# 4 stars for Non-tippers (lyft only obviously)



## UberPilot06 (Aug 29, 2017)

So, I'm contemplating going through my weeks trips, and rating ALL non-tippers with four stars FOR not tipping.

This is of course after all the pay cuts, and Surge drop off (even though demand is the same).. Obviously the passenger is receiving a lower and lower fee based 100% on the Competition's lower rates...

Yet ONLY the drivers feel the pinch.
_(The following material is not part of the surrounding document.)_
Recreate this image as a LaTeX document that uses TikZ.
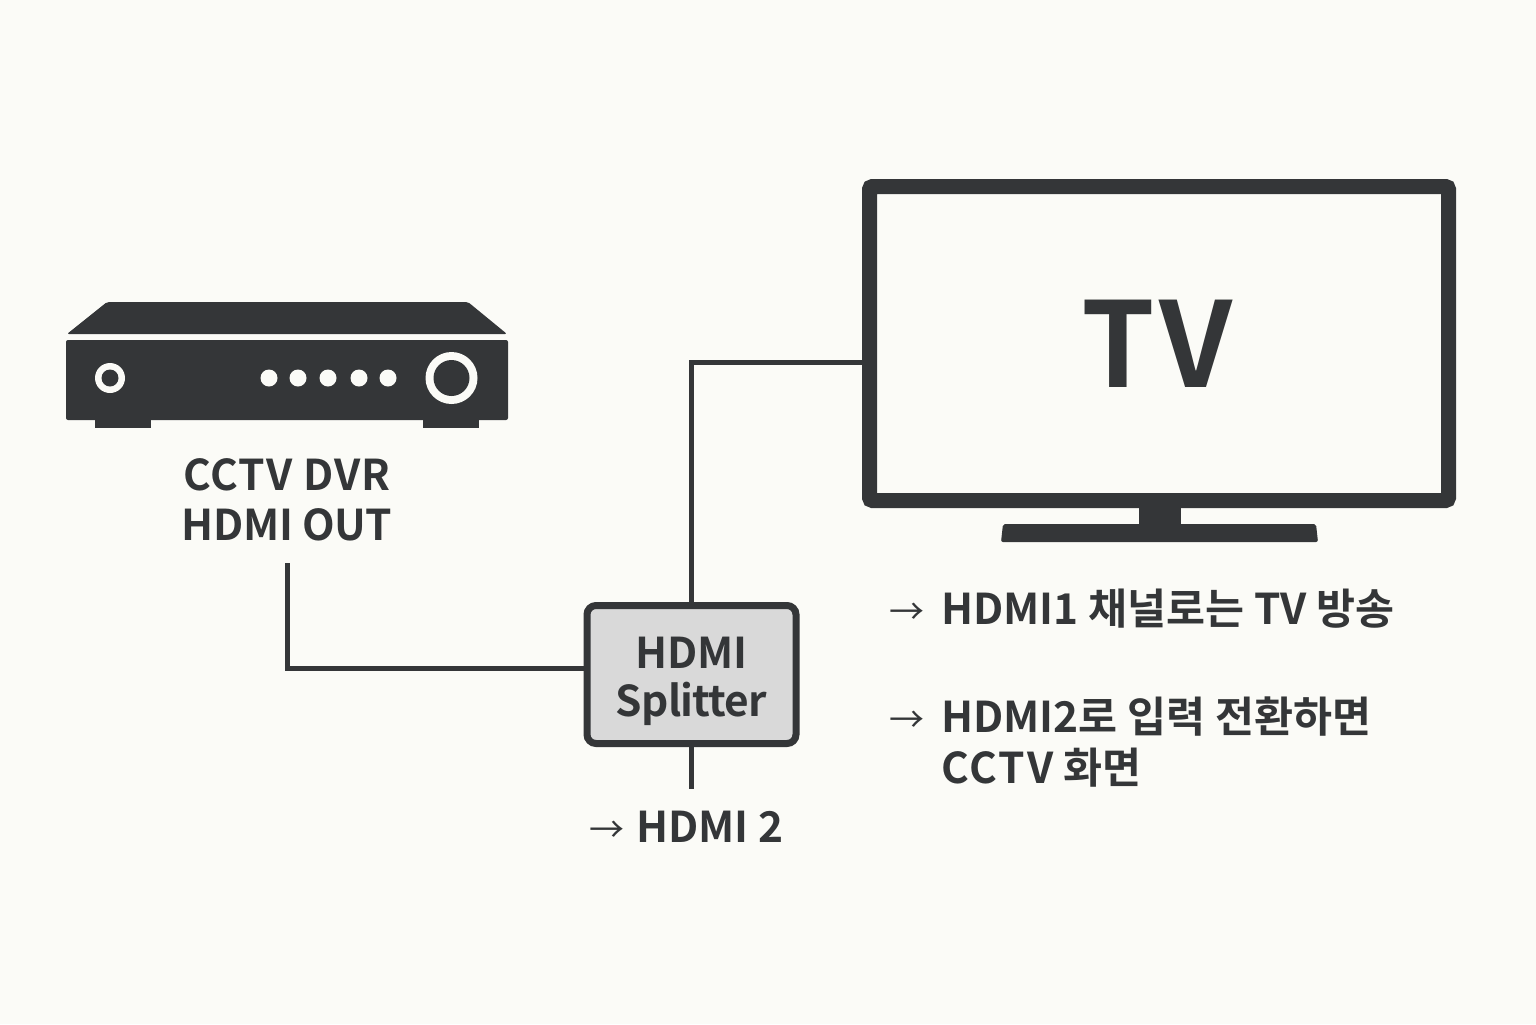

Only WE loose on the price war.

So.. As I often go an entire day without any tips, I have maintained a 5 Star rating for over a year!
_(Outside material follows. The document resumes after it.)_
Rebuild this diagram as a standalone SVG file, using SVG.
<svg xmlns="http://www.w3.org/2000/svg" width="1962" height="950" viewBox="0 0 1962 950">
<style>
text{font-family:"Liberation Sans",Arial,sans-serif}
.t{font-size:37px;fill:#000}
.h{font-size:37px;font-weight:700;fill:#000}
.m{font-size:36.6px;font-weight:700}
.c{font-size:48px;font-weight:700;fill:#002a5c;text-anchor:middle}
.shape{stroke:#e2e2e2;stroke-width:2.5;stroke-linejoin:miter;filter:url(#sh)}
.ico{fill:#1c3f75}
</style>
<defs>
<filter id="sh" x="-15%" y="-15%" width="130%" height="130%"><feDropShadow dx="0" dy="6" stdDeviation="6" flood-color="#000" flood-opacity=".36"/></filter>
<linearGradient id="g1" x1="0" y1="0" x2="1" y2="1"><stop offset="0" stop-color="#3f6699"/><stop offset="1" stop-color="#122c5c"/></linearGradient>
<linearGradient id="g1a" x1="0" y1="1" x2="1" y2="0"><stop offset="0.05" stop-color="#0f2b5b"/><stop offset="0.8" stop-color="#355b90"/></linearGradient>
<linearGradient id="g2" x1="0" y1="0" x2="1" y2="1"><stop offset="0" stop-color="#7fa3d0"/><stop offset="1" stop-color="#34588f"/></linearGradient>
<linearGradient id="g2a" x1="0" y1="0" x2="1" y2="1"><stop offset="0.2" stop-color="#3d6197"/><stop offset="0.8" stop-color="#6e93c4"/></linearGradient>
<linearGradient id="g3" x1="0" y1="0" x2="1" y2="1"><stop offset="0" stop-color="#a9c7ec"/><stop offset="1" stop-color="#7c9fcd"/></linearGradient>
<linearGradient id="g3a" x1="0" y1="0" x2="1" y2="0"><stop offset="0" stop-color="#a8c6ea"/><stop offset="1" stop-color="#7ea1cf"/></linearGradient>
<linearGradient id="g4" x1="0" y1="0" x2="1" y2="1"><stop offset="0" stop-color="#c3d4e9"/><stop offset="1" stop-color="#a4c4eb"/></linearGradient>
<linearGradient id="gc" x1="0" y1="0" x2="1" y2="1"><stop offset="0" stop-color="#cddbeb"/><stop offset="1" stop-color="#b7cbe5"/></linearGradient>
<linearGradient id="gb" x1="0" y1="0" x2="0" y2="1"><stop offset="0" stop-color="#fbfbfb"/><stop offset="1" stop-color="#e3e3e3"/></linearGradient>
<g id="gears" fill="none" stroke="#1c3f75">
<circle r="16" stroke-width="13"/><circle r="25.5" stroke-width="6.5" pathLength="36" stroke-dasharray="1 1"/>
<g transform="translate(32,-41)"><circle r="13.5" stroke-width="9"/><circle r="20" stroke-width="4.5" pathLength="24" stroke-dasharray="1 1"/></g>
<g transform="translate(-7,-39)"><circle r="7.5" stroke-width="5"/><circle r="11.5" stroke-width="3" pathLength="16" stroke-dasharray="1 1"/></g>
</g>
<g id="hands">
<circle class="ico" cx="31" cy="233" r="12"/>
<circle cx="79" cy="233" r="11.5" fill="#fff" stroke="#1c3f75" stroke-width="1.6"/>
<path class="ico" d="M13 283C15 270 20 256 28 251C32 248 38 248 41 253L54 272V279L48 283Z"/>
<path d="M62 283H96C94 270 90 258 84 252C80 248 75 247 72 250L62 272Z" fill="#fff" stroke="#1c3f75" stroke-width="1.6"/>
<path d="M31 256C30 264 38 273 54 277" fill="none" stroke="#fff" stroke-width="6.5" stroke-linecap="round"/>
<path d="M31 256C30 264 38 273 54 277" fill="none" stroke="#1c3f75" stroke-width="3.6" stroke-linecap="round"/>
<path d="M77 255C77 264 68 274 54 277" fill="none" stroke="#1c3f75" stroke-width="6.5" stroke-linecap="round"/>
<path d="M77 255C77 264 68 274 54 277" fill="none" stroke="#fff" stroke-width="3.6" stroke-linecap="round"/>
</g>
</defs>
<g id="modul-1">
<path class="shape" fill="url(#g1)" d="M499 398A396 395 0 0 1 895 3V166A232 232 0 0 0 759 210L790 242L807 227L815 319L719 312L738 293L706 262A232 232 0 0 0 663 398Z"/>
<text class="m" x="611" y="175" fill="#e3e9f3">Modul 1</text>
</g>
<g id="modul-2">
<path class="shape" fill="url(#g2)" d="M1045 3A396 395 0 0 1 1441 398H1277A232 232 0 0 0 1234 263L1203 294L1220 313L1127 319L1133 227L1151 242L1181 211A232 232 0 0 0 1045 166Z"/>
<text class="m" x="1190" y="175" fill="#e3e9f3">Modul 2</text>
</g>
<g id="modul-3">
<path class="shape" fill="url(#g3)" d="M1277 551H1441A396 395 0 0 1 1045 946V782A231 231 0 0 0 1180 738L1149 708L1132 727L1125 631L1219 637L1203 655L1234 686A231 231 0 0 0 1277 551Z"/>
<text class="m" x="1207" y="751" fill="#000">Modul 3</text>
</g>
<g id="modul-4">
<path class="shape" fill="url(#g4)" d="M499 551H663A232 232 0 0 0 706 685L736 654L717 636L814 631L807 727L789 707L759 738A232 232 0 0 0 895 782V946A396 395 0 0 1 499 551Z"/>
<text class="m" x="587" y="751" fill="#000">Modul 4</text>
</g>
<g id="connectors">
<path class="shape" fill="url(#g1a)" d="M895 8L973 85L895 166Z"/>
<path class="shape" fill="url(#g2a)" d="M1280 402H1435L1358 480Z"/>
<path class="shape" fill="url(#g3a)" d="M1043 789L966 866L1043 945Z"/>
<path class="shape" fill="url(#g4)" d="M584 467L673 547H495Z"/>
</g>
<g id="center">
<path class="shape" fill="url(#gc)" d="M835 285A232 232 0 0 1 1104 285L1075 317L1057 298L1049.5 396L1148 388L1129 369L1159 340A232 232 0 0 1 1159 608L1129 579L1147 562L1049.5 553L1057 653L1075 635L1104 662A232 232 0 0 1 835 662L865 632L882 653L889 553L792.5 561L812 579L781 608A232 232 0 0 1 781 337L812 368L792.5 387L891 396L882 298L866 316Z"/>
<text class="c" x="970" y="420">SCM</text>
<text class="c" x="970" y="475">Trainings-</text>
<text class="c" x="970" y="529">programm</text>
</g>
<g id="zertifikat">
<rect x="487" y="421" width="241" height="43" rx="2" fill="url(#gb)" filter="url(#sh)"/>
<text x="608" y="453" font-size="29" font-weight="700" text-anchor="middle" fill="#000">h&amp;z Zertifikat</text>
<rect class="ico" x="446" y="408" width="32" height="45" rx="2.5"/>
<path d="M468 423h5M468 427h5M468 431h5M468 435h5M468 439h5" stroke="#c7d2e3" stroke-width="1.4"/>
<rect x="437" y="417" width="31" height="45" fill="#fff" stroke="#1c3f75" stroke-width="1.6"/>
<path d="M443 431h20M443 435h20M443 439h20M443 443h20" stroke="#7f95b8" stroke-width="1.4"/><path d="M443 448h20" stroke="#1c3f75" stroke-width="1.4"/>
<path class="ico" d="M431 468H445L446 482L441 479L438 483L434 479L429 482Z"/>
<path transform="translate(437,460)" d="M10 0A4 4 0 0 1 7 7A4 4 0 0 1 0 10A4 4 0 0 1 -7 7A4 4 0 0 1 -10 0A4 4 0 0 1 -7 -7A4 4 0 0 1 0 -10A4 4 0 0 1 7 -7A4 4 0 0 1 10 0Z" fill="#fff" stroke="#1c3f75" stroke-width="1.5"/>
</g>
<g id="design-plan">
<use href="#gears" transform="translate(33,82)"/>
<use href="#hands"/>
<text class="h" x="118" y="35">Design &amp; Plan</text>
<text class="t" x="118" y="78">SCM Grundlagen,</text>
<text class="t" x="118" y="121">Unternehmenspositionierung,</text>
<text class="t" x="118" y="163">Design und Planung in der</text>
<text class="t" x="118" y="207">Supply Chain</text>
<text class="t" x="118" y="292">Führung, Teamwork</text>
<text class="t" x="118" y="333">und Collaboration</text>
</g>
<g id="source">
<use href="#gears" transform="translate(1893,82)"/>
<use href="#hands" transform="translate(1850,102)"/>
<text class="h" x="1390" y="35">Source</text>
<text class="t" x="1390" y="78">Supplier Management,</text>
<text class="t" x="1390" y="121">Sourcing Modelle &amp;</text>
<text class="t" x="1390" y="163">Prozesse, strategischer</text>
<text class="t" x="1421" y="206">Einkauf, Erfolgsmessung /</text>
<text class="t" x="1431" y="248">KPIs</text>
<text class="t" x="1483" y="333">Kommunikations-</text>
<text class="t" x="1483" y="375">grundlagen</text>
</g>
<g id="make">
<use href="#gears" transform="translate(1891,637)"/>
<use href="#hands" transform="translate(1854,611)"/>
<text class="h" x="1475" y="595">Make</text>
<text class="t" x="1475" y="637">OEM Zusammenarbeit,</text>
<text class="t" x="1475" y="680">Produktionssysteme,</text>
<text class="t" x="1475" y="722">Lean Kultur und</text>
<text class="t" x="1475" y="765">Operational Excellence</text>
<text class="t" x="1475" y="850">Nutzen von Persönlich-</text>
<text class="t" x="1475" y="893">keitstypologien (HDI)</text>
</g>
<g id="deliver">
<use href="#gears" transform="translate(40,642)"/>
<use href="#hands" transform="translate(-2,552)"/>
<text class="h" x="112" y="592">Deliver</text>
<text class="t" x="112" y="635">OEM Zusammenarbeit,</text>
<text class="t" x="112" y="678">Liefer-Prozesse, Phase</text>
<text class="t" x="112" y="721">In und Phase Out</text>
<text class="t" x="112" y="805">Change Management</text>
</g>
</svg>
It's time the 200k a year San Franciscans started coughing up at least a Dollar!!

If not? 4 STARS ALL DAY...


----------



## Lil'Lyftie (Feb 23, 2020)

UberPilot06 said:


> So, I'm contemplating going through my weeks trips, and rating ALL non-tippers with four stars FOR not tipping.
> 
> This is of course after all the pay cuts, and Surge drop off (even though demand is the same).. Obviously the passenger is receiving a lower and lower fee based 100% on the Competition's lower rates...
> 
> ...


If you wanted to make that effort worth your while, why not rate them 3*? That way at least you have the reward of not being matched with that non-tipping pax again, a reward for all that work you put in just trying to spite 'em.


----------



## FLKeys (Dec 27, 2018)

I can only go back for 24 hours on Lyft to change the rating. Of course we all know you can't change it on Uber.

Anyway good luck with your rating plans. Some drivers say they rate 3 star or less on non tippers so they don't get matched with that rider any more. Again that is a Lyft thing.

Personalty I am polite and upbeat and I average 55% of my trips tipped.


----------



## UberPilot06 (Aug 29, 2017)

FLKeys said:


> I can only go back for 24 hours on Lyft to change the rating. Of course we all know you can't change it on Uber.
> 
> Anyway good luck with your rating plans. Some drivers say they rate 3 star or less on non tippers so they don't get matched with that rider any more. Again that is a Lyft thing.
> 
> Personalty I am polite and upbeat and I average 55% of my trips tipped.


 Well when I escape San Francisco, I'm planning to Sail around to Galveston and do a season there. Then onto Florida! Sounds fantastic!

I don't know about essentially deleting possible high surge pay trips, over a tip I missed months ago. I have had numerous repeat customers over the years. I could almost guarantee many of THOSE never tipped me!.


----------



## DriverMark (Jan 22, 2018)

UberPilot06 said:


> So, I'm contemplating going through my weeks trips, and rating ALL non-tippers with four stars FOR not tipping.
> 
> This is of course after all the pay cuts, and Surge drop off (even though demand is the same).. Obviously the passenger is receiving a lower and lower fee based 100% on the Competition's lower rates...
> 
> ...


And exactly how will they know that 4* was because they didn't tip?


----------